For a while, I printed worksheets for my daughter from the internet. When I got tired of it, I investigated around and found the Rod & Staff Preschool Workbooks. They come in two series: one for ages 3-4 and the other for ages 4-5. Since my son was still in preschool (technically speaking), I ordered both series.

My daughter loved her workbooks from the start. She finished one in two sittings. It was almost scary. She kept turning the page saying, “One more.”

Rod and Staff Preschool

Rod and Staff Workbooks for ages 3-4

She seems to be a natural pen-and-paper learner but, of course, she still likes hands-on activities, too – and we do plenty of those. As a younger sibling, she has been learning new concepts by osmosis on a daily basis. I work with my son and she plays nearby, within earshot. She absorbs information without realizing it.

I was amazed at how much she already knew as we worked through these booklets. The whole experience felt like a review of material I never covered with her. But it did not feel like a waste of time. We practiced important study skills like following directions, working on a page from top to bottom and from left to right, and stopping when the attention span wanes.

It also felt like the perfect way to ease her into the role of student and me into the role of teacher. For three years, I have been mommy. Now I am her teacher, too. We uncovered a new layer in our relationship.

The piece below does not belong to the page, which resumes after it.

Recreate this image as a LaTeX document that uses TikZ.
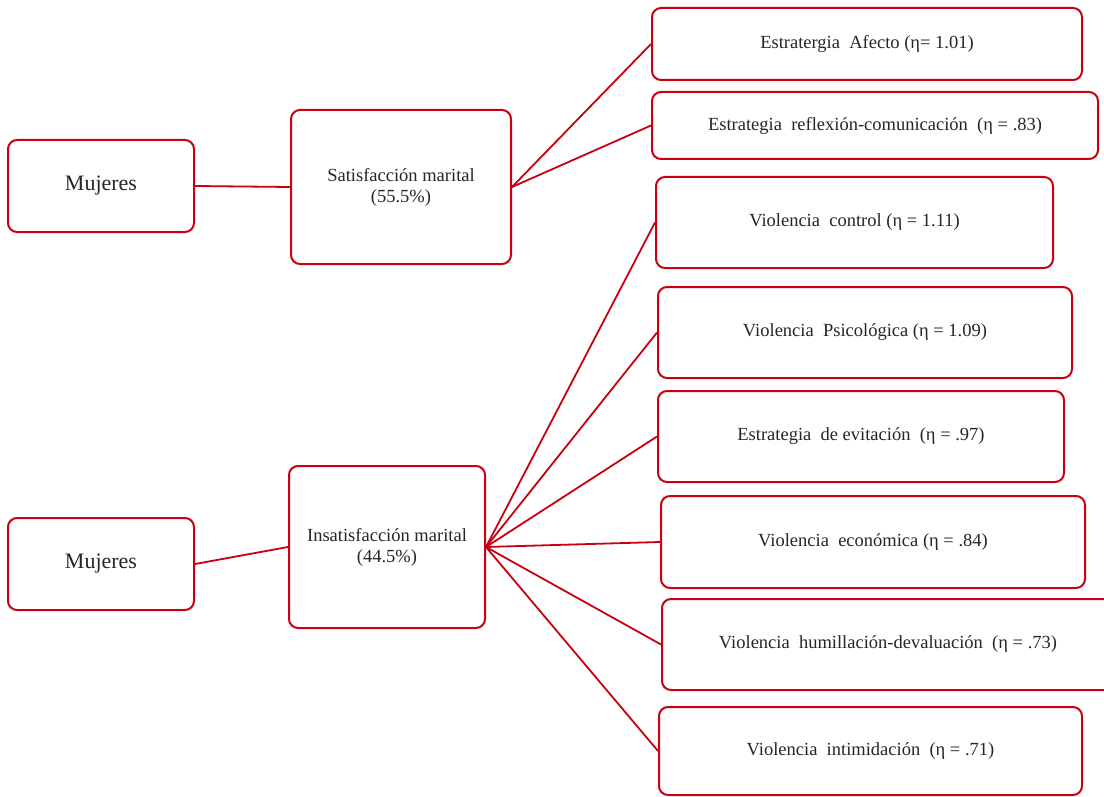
\documentclass[tikz,border=0pt]{standalone}
\usepackage{fontspec}
\setmainfont{Liberation Serif}
\definecolor{boxred}{RGB}{200,0,16}
\begin{document}
\begin{tikzpicture}[x=1pt,y=-1pt,
  box/.style={draw=boxred, line width=2pt, rounded corners=9pt, fill=white, inner sep=0pt, align=center, text=black!85, font=\fontsize{18.5}{21}\selectfont},
  big/.style={font=\fontsize{22}{25}\selectfont},
  link/.style={draw=boxred, line width=1.8pt}]
\useasboundingbox (0,0) rectangle (1104,797);
\def\bx#1#2#3#4#5#6#7{\node[box, #7, minimum width=#4-#2, minimum height=#5-#3] (#1) at ({(#2+#4)/2},{(#3+#5)/2}) {#6};}
\bx{m1}{8}{140}{194}{232}{Mujeres}{big}
\bx{sat}{291}{110}{511}{264}{Satisfacción marital\\(55.5\%)}{}
\bx{m2}{8}{518}{194}{610}{Mujeres}{big}
\bx{ins}{289}{466}{485}{628}{Insatisfacción marital\\(44.5\%)}{}
\bx{afe}{652}{8}{1082}{80}{Estratergia~ Afecto (η= 1.01)}{}
\bx{ref}{652}{92}{1098}{159}{Estrategia~ reflexión-comunicación~ (η = .83)}{}
\bx{con}{656}{177}{1053}{268}{Violencia~ control (η = 1.11)}{}
\bx{psi}{658}{287}{1072}{378}{Violencia~ Psicológica (η = 1.09)}{}
\bx{evi}{658}{391}{1064}{482}{Estrategia~ de evitación~ (η = .97)}{}
\bx{eco}{661}{496}{1085}{588}{Violencia~ económica (η = .84)}{}
\bx{hum}{662}{599}{1114}{690}{Violencia~ humillación-devaluación~ (η = .73)}{}
\bx{int}{659}{707}{1082}{795}{Violencia~ intimidación~ (η = .71)}{}
\draw[link] (m1.east) -- (sat.west);
\draw[link] (m2.east) -- (ins.west);
\foreach \t in {afe,ref} \draw[link] (sat.east) -- (\t.west);
\foreach \t in {con,psi,evi,eco,hum,int} \draw[link] (ins.east) -- (\t.west);
\end{tikzpicture}
\end{document}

The publishers have included cut and paste activities throughout, not just matching, drawing lines, coloring and tracing. The black-and-white format does not catch the eye, but it does the job. My daughter never objected to it in the beginning. However, after a few weeks of sitting next to her brother, who was working through his colorful Singapore Math workbook, she asked for a book “like his.” I told her she would get one “like his” when she gets to kindergarten.

I believe three-year-olds are too young to trace neatly. We skipped the tracing pages or, if she asked me to do it, I traced to show her the motions, by saying out loud, for instance, “To make a one, we go from top to bottom.”

As to my son, the workbooks for four- and five-year-olds never appealed to him, probably because (1) they were below his level and (2) Singapore Math offers tactile practice before asking a young child to show understanding of an abstract concept with pen and paper. So my daughter may inherit the Rod and Staff books for the next level.

Don’t you just love homeschooling? Things don’t always go as planned, but they work out in the end.